One thing we’ve learned, small gestures can go a long way. We’ve sent gifts that commemorate certain holidays to our individual team members. For example, to honour the Lunar New Year, we sent our celebrating team members a gift card to purchase a celebratory meal. If you’re working with a small budget, consider offering the option to log off early so they have extra time to spend with their family.

Tip: Be mindful of celebratory dates like Diwali, Eid or Rosh Hashana (amongst many others) when planning meetings or events, so those who may be observing are still able to attend.

5. Familiarize yourself with dietary restrictions

When planning events, catered meetings or team lunches, consider how religious or cultural practices can influence diet.

Some team members may only eat Halal, others may eat Kosher, and some may be vegetarian for religious reasons.

Send out a survey in advance of the event to ensure that everyone will have a food option available to them.
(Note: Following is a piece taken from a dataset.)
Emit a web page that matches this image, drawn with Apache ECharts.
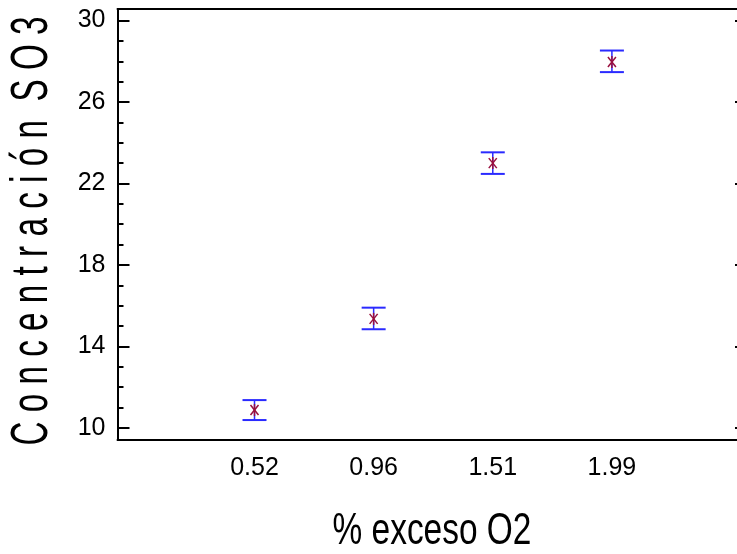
<!DOCTYPE html>
<html lang="es">
<head>
<meta charset="utf-8">
<title>Concentración SO3 vs % exceso O2</title>
<script src="https://cdn.jsdelivr.net/npm/echarts@6.0.0/dist/echarts.min.js"></script>
<style>
  html, body { margin: 0; padding: 0; background: #fff; }
  #main { width: 737px; height: 554px; }
</style>
</head>
<body>
<div id="main"></div>
<script>
// datos (media +/- intervalo)
const xLabels = ['0.52', '0.96', '1.51', '1.99'];
const means = [10.87, 15.35, 23.0, 27.97];
const lower = [10.38, 14.84, 22.47, 27.47];
const upper = [11.36, 15.90, 23.53, 28.53];
const yMajor = [10, 14, 18, 22, 26, 30];
const yMinor = [11, 12, 13, 15, 16, 17, 19, 20, 21, 23, 24, 25, 27, 28, 29];

const FONT = "'Liberation Sans', Arial, sans-serif";

const chart = echarts.init(document.getElementById('main'));

const barData = xLabels.map((_, i) => [i, means[i], lower[i], upper[i]]);

function renderBar(params, api) {
  const x = api.value(0);
  const c = api.coord([x, api.value(1)]);
  const lo = api.coord([x, api.value(2)]);
  const hi = api.coord([x, api.value(3)]);
  const cap = 12;
  const blue = { stroke: '#2a2aff', lineWidth: 2 };
  const star = { stroke: '#99103f', lineWidth: 1.5 };
  return {
    type: 'group',
    children: [
      { type: 'line', shape: { x1: lo[0], y1: lo[1], x2: hi[0], y2: hi[1] }, style: { stroke: '#2a2aff', lineWidth: 1.5 } },
      { type: 'line', shape: { x1: hi[0] - cap, y1: hi[1], x2: hi[0] + cap, y2: hi[1] }, style: blue },
      { type: 'line', shape: { x1: lo[0] - cap, y1: lo[1], x2: lo[0] + cap, y2: lo[1] }, style: blue },
      // asterisco
      { type: 'line', shape: { x1: c[0], y1: c[1] - 6, x2: c[0], y2: c[1] + 6 }, style: star },
      { type: 'line', shape: { x1: c[0] - 4, y1: c[1] - 5, x2: c[0] + 4, y2: c[1] + 5 }, style: star },
      { type: 'line', shape: { x1: c[0] - 4, y1: c[1] + 5, x2: c[0] + 4, y2: c[1] - 5 }, style: star }
    ]
  };
}

const option = {
  backgroundColor: '#fff',
  animation: false,
  grid: { left: 117.5, right: 0, top: 9, bottom: 114 },
  xAxis: [
    {
      type: 'value', min: -1.15, max: 4.05, position: 'bottom',
      splitLine: { show: false },
      axisLine: { show: true, onZero: false, lineStyle: { color: '#000', width: 2 } },
      axisTick: { show: false },
      axisLabel: {
        customValues: [0, 1, 2, 3],
        formatter: v => xLabels[Math.round(v)],
        color: '#000', fontFamily: FONT, fontSize: 25, margin: 16
      }
    },
    {
      type: 'value', min: -1.15, max: 4.05, position: 'top',
      splitLine: { show: false },
      axisLine: { show: true, onZero: false, lineStyle: { color: '#000', width: 2 } },
      axisTick: { show: false },
      axisLabel: { show: false }
    }
  ],
  yAxis: [
    {
      type: 'value', min: 9.4, max: 30.57, position: 'left',
      splitLine: { show: false },
      axisLine: { show: true, onZero: false, lineStyle: { color: '#000', width: 2 } },
      axisTick: { show: true, inside: true, length: 12, customValues: yMajor, lineStyle: { color: '#000', width: 2 } },
      axisLabel: { customValues: yMajor, color: '#000', fontFamily: FONT, fontSize: 25, margin: 12 }
    },
    {
      type: 'value', min: 9.4, max: 30.57, position: 'left',
      splitLine: { show: false },
      axisLine: { show: false, onZero: false },
      axisTick: { show: true, inside: true, length: 6, customValues: yMinor, lineStyle: { color: '#000', width: 2 } },
      axisLabel: { show: false }
    },
    {
      type: 'value', min: 9.4, max: 30.57, position: 'right',
      splitLine: { show: false },
      axisLine: { show: false, onZero: false },
      axisTick: { show: true, inside: true, length: 2, customValues: yMajor, lineStyle: { color: '#000', width: 2 } },
      axisLabel: { show: false }
    }
  ],
  graphic: [
    {
      type: 'text', x: 33, y: 231, rotation: Math.PI / 2, scaleX: 0.64,
      style: {
        text: 'C o n c e n t r a c i ó n  S O 3',
        fontFamily: FONT, fontSize: 52, fill: '#000',
        align: 'center', verticalAlign: 'middle'
      }
    },
    {
      type: 'text', x: 432, y: 532, scaleX: 0.76,
      style: {
        text: '% exceso O2',
        fontFamily: FONT, fontSize: 44, fill: '#000',
        align: 'center', verticalAlign: 'middle'
      }
    }
  ],
  series: [
    {
      type: 'custom',
      xAxisIndex: 0, yAxisIndex: 0,
      renderItem: renderBar,
      data: barData,
      clip: false
    }
  ]
};

chart.setOption(option);
</script>
</body>
</html>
When planning your menus, be mindful of alcohol as well. Some individuals may abstain for religious reasons, so add a few non-alcoholic options to the beverage list.

Tip: Offer a takeout container to team members who are fasting and may want to take food home to enjoy later.

6. Avoid making blanket statements about a specific religion or set of beliefs

Many of us make assumptions about religions we don’t understand, which can show up as microaggressions that can offend our colleagues and clients. While microaggressions can be different things to each person, Erin suggests avoiding statements that sound like judgments or that diminish the importance of what the person believes. “We could end up perpetuating a false stereotype, even if there isn’t any ill intention behind the comment,” she said.

If you find yourself making a comment unintentionally, take a moment to pause, genuinely apologize and then move forward with a commitment to do better next time.

We’re all on this learning journey and we will all make mistakes along the way. What matters is we’re committed to learning and growing together!